Because I’m lazy I used canned chicken breast.  It doesn’t taste as good and I don’t recommend it, but fresh chicken breasts are more expensive and take longer to cook.  Plus, the grocery store is, like, 200 yards away.  That’s soooooooo far.

Cook it until it looks like food.  Add the black pepper to the chicken and add a little to the lettuce as well.  Let the chicken rest a bit.  It’s had a long day.

Sixth Step: Cheese

Now is not the time to be cheap or lazy.  Cheese is important.  Make sure you get a good wedge of parmesan at the store and treat it with respect.  None of that shredded or grated crap.  You want freshly cut slices or shavings of good parmesan for your salad.  You can skimp on a number of ingredients, but don’t you dare disrespect the cheese.

Your current or future kids will understand if they can’t afford to go to college because you spent a few extra dollars on cheese back in 2011.  You made the right decision.

Add it to the bowl.

Seventh Step: Croutons

Again, if I have to explain how the croutons got from the bag to the bowl we might have a problem.

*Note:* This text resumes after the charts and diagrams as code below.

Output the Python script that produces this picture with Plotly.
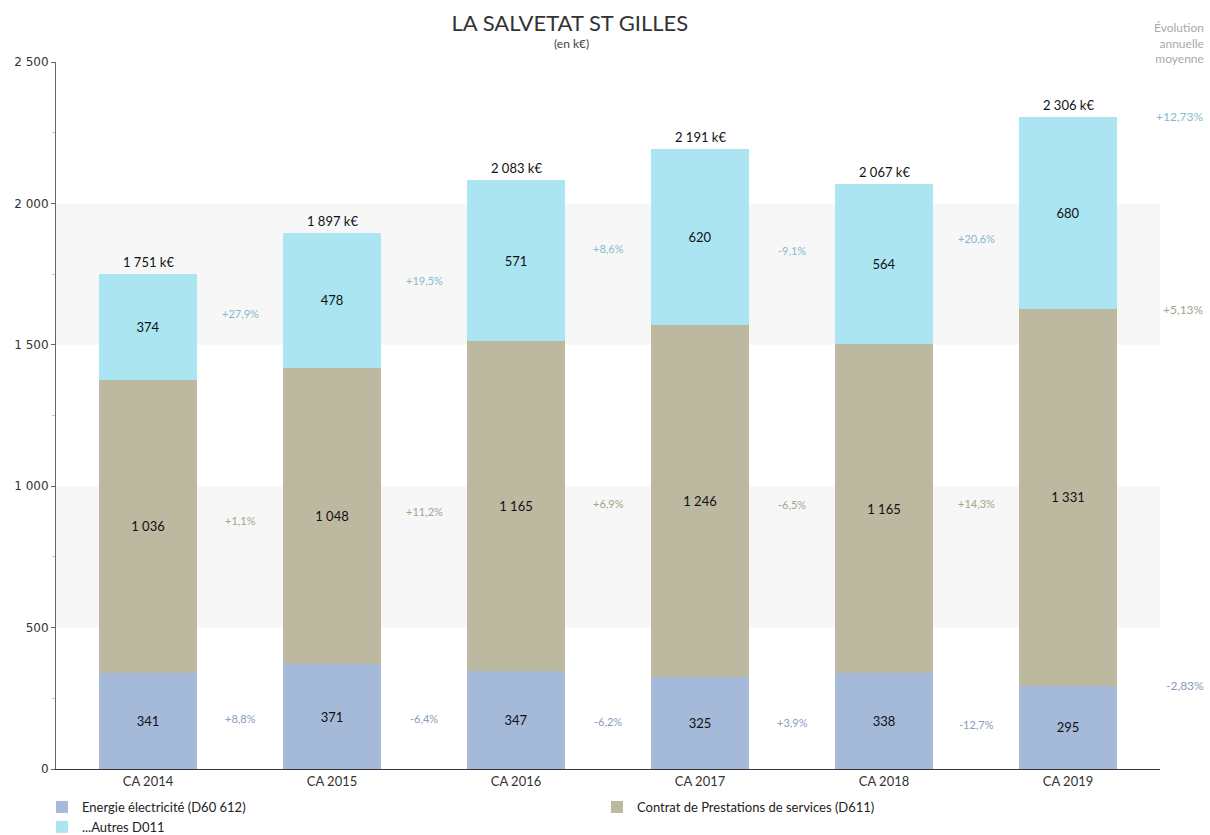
import plotly.graph_objects as go

categories = ["CA 2014", "CA 2015", "CA 2016", "CA 2017", "CA 2018", "CA 2019"]
energie = [341, 371, 347, 325, 338, 295]
contrat = [1036, 1048, 1165, 1246, 1165, 1331]
autres = [374, 478, 571, 620, 564, 680]
totals = [1751, 1897, 2083, 2191, 2067, 2306]

growth_energie = ["+8,8%", "-6,4%", "-6,2%", "+3,9%", "-12,7%"]
growth_contrat = ["+1,1%", "+11,2%", "+6,9%", "-6,5%", "+14,3%"]
growth_autres = ["+27,9%", "+19,5%", "+8,6%", "-9,1%", "+20,6%"]
avg_growth = {"energie": "-2,83%", "contrat": "+5,13%", "autres": "+12,73%"}

names = ["Energie électricité (D60 612)", "Contrat de Prestations de services (D611)", "...Autres D011"]
colors = ["#a5b9d9", "#bdb8a0", "#abe5f2"]
label_colors = ["#8a9bbd", "#a6a38c", "#86b9cd"]
legend_ids = ["legend", "legend2", "legend"]


def fmt(v):
    return f"{v:,}".replace(",", " ")


series = [energie, contrat, autres]
growths = [growth_energie, growth_contrat, growth_autres]

fig = go.Figure()
for vals, name, col, lg in zip(series, names, colors, legend_ids):
    fig.add_trace(go.Bar(
        x=categories, y=vals, name=name, legend=lg,
        marker=dict(color=col, line=dict(width=0)),
        text=[fmt(v) for v in vals], textposition="inside",
        insidetextanchor="middle",
        insidetextfont=dict(color="#111111", size=13, family="Lato"),
        textangle=0,
        hoverinfo="skip",
    ))

annotations = []
for i, t in enumerate(totals):
    annotations.append(dict(x=categories[i], y=t, text=f"{fmt(t)} k€", showarrow=False,
                            yanchor="bottom", yshift=2,
                            font=dict(size=13, color="#111111", family="Lato")))

for s_idx, (vals, gl) in enumerate(zip(series, growths)):
    base = [sum(series[k][i] for k in range(s_idx)) for i in range(len(categories))]
    for i, g in enumerate(gl):
        mid_a = base[i] + vals[i] / 2
        mid_b = base[i + 1] + vals[i + 1] / 2
        annotations.append(dict(x=i + 0.5, y=(mid_a + mid_b) / 2, xref="x", yref="y",
                                text=g, showarrow=False,
                                font=dict(size=11, color=label_colors[s_idx], family="Lato")))

last = len(categories) - 1
tops = [energie[last], energie[last] + contrat[last], totals[last]]
for s_idx, key in enumerate(["energie", "contrat", "autres"]):
    annotations.append(dict(x=1.0417, xref="paper", y=tops[s_idx], yref="y",
                            xanchor="right", text=avg_growth[key], showarrow=False,
                            font=dict(size=12, color=label_colors[s_idx], family="Lato")))

annotations.append(dict(x=1.0417, xref="paper", y=1.0, yref="paper", xanchor="right",
                        yanchor="bottom", yshift=-6, align="right",
                        text="Évolution<br>annuelle<br>moyenne", showarrow=False,
                        font=dict(size=12, color="#aaaaaa", family="Lato")))
annotations.append(dict(x=0.467, xref="paper", y=1.0, yref="paper", yanchor="bottom",
                        yshift=9, text="(en k€)", showarrow=False,
                        font=dict(size=12, color="#444444", family="Lato")))

shapes = []
for y0, y1 in [(500, 1000), (1500, 2000)]:
    shapes.append(dict(type="rect", xref="paper", yref="y", x0=0, x1=1, y0=y0, y1=y1,
                       fillcolor="#f7f7f7", line=dict(width=0), layer="below"))

legend_common = dict(orientation="v", xref="paper", yref="container",
                     xanchor="left", yanchor="top", traceorder="normal",
                     bgcolor="rgba(0,0,0,0)",
                     font=dict(size=13, color="#222222", family="Lato"),
                     itemclick=False, tracegroupgap=0)

fig.update_layout(
    barmode="stack",
    bargap=0.47,
    width=1210, height=835,
    paper_bgcolor="white", plot_bgcolor="white",
    margin=dict(l=56, r=50, t=62, b=66, autoexpand=False),
    title=dict(text="LA SALVETAT ST GILLES", x=0.471, xanchor="center", y=0.972, yanchor="middle",
               font=dict(size=22, color="#333333", family="Lato")),
    separators=", ",
    font=dict(family="Lato", color="#333333"),
    showlegend=True,
    legend=dict(x=-0.0127, y=0.0515, **legend_common),
    legend2=dict(x=0.49, y=0.0515, **legend_common),
    annotations=annotations,
    shapes=shapes,
    xaxis=dict(showline=True, linecolor="#333333", linewidth=1, ticks="",
               tickfont=dict(size=13, color="#333333", family="Lato"), fixedrange=True),
    yaxis=dict(range=[0, 2500], dtick=500, tickformat=",d", showgrid=False, zeroline=False,
               showline=True, linecolor="#666666", linewidth=1,
               ticks="outside", ticklen=4, tickcolor="#666666",
               minor=dict(dtick=250, ticks="outside", ticklen=3, tickcolor="#f0b0b0"),
               tickfont=dict(size=12, color="#333333", family="DejaVu Sans"),
               fixedrange=True),
)

fig.write_html("out.html", config={"displayModeBar": False},
               post_script="document.body.style.margin='0';")
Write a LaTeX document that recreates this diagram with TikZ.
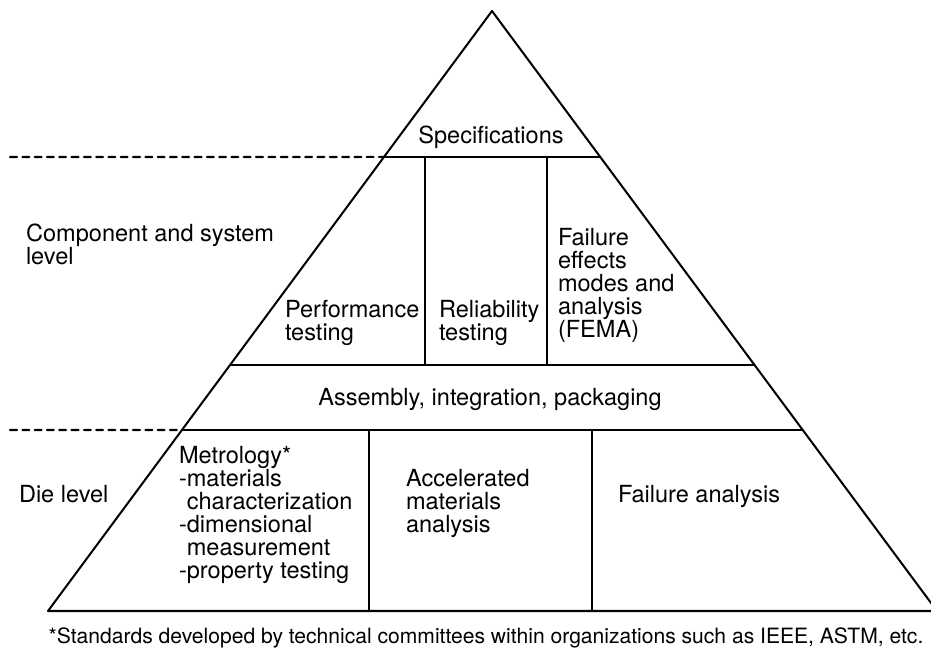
\documentclass[tikz,border=0pt]{standalone}
\usepackage{fontspec}
\setmainfont{TeX Gyre Heros}
\usetikzlibrary{calc}

\tikzset{
  txt/.style={inner sep=0pt, anchor=base west, align=left, font=\fontsize{13.4}{13}\selectfont},
  levelline/.style={dash pattern=on 4pt off 3pt},
}

\begin{document}
\begin{tikzpicture}[line cap=round,line join=round,x=0.02cm,y=-0.02cm,line width=1.15pt]
\useasboundingbox (0,0) rectangle (931,647);
% pyramid
\coordinate (apex) at (492,11);
\coordinate (bl) at (48,611);
\coordinate (br) at (937,611);
\draw (apex) -- (bl) -- (br) -- cycle;
% band edges on the two sides
\coordinate (specL) at ($(apex)!0.2433!(bl)$);
\coordinate (specR) at ($(apex)!0.2433!(br)$);
\coordinate (asmL) at ($(apex)!0.59!(bl)$);
\coordinate (asmR) at ($(apex)!0.59!(br)$);
\coordinate (dieL) at ($(apex)!0.6983!(bl)$);
\coordinate (dieR) at ($(apex)!0.6983!(br)$);
\draw (specL) -- (specR);
\draw (asmL) -- (asmR);
\draw (dieL) -- (dieR);
% column dividers
\draw (425,157) -- (425,365);
\draw (547,157) -- (547,365);
\draw (369,430) -- (369,611);
\draw (592,430) -- (592,611);
% level marks
\coordinate (m1) at (10,157);
\coordinate (m2) at (10,430);
\draw[levelline] (m1) -- (specL);
\draw[levelline] (m2) -- (dieL);

% multi-line nodes sit on the baseline of their last line
\node[txt, anchor=base] (spec) at (491,143) {Specifications};
\node[txt] (csl) at (25,264) {Component and system\\level};
\node[txt] (perf) at (284,340) {Performance\\testing};
\node[txt] (rel) at (438,340) {Reliability\\testing};
\node[txt] (fema) at (557,337) {Failure\\effects\\modes and\\analysis\\(FEMA)};
\node[txt, anchor=base] (asm) at (490,405) {Assembly, integration, packaging};
\node[txt] (die) at (18,502) {Die level};
\node[txt] (met) at (178,578) {Metrology*\\-materials\\\hphantom{-}characterization\\-dimensional\\\hphantom{-}measurement\\-property testing};
\node[txt] (acc) at (405,532) {Accelerated\\materials\\analysis};
\node[txt] (fail) at (617,502) {Failure analysis};
\node[txt, anchor=base, font=\fontsize{12}{12}\selectfont] (note) at (486,643)
  {*Standards developed by technical committees within organizations such as IEEE, ASTM, etc.};
\end{tikzpicture}
\end{document}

I prefer to make my own croutons when I have the time.  Croutons are pretty easy to make.  Turn your oven on to some temperature (400 degrees or so I think).  Get out whatever kind of bread you like or have in the house and cut it into 3/4 inch or so sized cubes.  Put the bread cubes in a bowl and add some salt and pepper (you may want to experiment with other seasonings as well).  Coat the cubes with oil and spread out onto a baking sheet.  Put them in the over until they are nice and crispy.  There’s no real set time for this.  Just keep checking on them so that they don’t burn.  Try one or two.  If they are chewy in the middle they need to go a bit longer.

Eighth Step: Chicken (Part II)

Add the chicken to the bowl.


Mix it all together.

I suggest eating it right out of the mixing bowl.  Less dishes that way.